»»

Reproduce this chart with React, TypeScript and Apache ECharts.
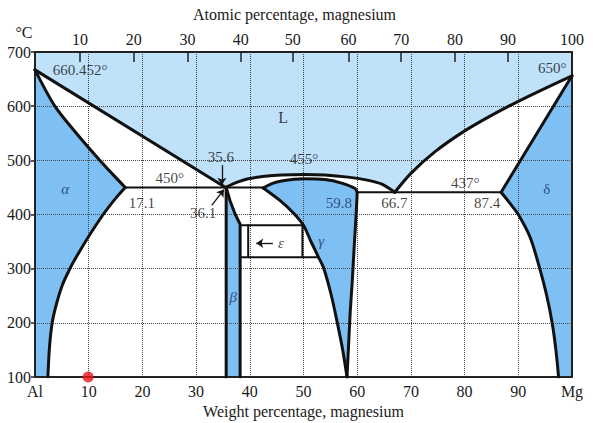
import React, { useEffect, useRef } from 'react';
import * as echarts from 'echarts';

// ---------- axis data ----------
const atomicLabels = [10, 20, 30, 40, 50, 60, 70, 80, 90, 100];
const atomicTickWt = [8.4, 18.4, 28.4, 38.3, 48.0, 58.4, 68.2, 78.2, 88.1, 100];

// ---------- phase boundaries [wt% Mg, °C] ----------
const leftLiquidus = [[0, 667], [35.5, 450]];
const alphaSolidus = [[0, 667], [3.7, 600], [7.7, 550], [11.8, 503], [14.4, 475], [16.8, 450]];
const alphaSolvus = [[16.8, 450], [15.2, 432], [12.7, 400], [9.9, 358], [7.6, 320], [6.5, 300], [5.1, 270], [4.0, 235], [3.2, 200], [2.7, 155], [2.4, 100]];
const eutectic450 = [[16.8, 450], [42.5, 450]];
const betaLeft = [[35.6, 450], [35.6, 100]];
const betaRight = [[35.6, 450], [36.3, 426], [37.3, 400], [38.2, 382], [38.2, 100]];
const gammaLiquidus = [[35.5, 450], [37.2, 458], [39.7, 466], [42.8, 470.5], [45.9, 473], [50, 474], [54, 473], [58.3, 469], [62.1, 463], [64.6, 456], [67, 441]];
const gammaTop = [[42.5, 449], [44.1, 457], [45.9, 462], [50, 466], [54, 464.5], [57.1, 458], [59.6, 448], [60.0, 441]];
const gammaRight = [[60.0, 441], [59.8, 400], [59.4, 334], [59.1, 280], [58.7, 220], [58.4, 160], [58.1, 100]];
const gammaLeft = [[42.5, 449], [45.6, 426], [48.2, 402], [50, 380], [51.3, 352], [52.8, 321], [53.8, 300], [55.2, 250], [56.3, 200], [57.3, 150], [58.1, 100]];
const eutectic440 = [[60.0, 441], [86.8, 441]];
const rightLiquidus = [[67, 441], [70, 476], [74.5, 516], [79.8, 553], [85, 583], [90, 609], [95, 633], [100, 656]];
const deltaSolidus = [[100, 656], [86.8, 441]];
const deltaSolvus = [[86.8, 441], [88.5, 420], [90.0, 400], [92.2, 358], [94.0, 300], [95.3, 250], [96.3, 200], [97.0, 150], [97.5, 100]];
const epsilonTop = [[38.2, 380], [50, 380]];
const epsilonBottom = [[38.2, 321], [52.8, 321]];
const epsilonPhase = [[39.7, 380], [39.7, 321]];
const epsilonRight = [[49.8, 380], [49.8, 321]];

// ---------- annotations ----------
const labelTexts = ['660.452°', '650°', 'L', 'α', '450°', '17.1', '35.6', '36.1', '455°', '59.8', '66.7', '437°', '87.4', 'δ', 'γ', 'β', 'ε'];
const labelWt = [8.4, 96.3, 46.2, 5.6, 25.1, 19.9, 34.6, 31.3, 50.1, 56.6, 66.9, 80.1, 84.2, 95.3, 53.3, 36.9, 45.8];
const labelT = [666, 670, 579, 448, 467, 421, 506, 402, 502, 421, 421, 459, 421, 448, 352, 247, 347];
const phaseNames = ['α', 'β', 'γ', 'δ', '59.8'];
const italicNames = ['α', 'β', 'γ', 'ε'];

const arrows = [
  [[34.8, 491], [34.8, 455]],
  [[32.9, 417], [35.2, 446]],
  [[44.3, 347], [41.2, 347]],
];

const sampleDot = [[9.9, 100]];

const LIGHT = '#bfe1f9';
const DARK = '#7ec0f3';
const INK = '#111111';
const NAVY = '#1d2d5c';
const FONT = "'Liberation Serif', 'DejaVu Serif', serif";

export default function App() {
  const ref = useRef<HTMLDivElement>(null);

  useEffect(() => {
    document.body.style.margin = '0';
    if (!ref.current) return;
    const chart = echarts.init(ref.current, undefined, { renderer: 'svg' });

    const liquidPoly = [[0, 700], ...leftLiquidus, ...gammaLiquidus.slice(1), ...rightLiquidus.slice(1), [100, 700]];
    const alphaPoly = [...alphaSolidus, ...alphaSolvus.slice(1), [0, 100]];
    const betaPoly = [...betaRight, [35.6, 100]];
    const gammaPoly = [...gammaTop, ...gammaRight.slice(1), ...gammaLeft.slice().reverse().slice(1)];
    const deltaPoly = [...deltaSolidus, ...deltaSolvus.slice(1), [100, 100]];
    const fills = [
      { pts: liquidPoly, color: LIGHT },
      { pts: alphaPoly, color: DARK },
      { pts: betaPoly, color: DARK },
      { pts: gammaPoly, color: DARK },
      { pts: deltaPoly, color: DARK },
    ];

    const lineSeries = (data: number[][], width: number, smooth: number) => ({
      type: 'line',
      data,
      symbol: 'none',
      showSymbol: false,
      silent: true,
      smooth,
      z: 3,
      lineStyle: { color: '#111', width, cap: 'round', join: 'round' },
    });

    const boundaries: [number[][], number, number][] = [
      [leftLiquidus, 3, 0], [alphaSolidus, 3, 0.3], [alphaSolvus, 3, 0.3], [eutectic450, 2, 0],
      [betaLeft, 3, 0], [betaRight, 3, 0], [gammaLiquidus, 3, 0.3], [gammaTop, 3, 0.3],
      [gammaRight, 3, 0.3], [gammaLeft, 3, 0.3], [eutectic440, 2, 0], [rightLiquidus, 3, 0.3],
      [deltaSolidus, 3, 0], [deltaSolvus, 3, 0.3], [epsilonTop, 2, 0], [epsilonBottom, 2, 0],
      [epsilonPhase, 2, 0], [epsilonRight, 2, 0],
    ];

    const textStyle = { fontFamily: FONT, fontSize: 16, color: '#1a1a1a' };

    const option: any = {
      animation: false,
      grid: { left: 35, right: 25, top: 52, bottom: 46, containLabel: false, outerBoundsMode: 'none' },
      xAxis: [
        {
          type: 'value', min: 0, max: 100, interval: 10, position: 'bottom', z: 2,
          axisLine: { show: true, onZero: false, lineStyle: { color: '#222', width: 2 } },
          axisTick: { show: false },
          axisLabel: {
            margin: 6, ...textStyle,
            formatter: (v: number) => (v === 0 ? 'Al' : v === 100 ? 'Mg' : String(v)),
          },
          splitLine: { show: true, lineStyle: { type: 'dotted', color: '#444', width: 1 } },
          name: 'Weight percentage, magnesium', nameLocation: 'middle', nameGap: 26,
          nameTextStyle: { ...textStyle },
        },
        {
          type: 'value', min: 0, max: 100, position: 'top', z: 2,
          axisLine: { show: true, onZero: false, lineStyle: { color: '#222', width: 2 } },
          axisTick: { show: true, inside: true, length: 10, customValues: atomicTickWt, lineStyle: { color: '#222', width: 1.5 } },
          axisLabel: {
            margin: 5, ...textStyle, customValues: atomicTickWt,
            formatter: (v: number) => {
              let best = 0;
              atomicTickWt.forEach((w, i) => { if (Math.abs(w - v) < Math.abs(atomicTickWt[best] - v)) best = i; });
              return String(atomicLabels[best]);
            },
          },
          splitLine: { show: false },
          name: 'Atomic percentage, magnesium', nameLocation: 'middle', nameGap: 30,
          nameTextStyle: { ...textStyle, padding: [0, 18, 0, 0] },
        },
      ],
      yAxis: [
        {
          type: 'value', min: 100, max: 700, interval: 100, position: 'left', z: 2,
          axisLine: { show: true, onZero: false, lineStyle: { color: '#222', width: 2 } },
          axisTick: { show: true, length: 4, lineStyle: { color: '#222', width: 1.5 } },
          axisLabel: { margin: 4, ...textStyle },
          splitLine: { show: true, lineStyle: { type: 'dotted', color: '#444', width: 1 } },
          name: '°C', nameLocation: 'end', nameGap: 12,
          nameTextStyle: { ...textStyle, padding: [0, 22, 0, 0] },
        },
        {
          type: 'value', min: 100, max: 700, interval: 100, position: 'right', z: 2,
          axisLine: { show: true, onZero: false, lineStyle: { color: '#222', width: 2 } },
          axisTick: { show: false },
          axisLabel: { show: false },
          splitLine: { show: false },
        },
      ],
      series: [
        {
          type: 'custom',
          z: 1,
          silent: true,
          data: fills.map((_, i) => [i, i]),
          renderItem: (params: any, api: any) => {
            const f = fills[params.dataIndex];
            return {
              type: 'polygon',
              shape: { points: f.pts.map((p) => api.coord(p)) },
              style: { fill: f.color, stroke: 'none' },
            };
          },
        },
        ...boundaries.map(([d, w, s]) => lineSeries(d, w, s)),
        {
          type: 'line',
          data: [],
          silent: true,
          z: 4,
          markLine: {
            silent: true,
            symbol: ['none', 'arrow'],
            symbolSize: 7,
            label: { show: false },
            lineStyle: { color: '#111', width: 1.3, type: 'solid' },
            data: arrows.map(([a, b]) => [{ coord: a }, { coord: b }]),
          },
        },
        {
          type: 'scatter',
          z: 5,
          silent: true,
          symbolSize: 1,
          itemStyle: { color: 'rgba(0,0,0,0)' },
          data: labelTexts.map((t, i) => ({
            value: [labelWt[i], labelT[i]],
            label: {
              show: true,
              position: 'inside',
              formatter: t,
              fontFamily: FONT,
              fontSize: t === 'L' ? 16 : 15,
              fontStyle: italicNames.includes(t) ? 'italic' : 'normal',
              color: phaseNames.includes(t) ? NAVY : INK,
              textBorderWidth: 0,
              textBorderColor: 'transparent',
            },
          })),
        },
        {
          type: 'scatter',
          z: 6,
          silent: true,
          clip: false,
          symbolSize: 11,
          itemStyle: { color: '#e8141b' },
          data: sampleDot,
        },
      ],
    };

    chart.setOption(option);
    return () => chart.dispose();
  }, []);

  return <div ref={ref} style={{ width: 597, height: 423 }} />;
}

««

THE EXERCISE:
From the first line of the listing above, repeat every line through the one holding "78.2, 88.1, 100];". Both ends count, and pictures stay out.

ANSWER TO THE TASK:
Reproduce this chart with React, TypeScript and Apache ECharts.
import React, { useEffect, useRef } from 'react';
import * as echarts from 'echarts';

// ---------- axis data ----------
const atomicLabels = [10, 20, 30, 40, 50, 60, 70, 80, 90, 100];
const atomicTickWt = [8.4, 18.4, 28.4, 38.3, 48.0, 58.4, 68.2, 78.2, 88.1, 100];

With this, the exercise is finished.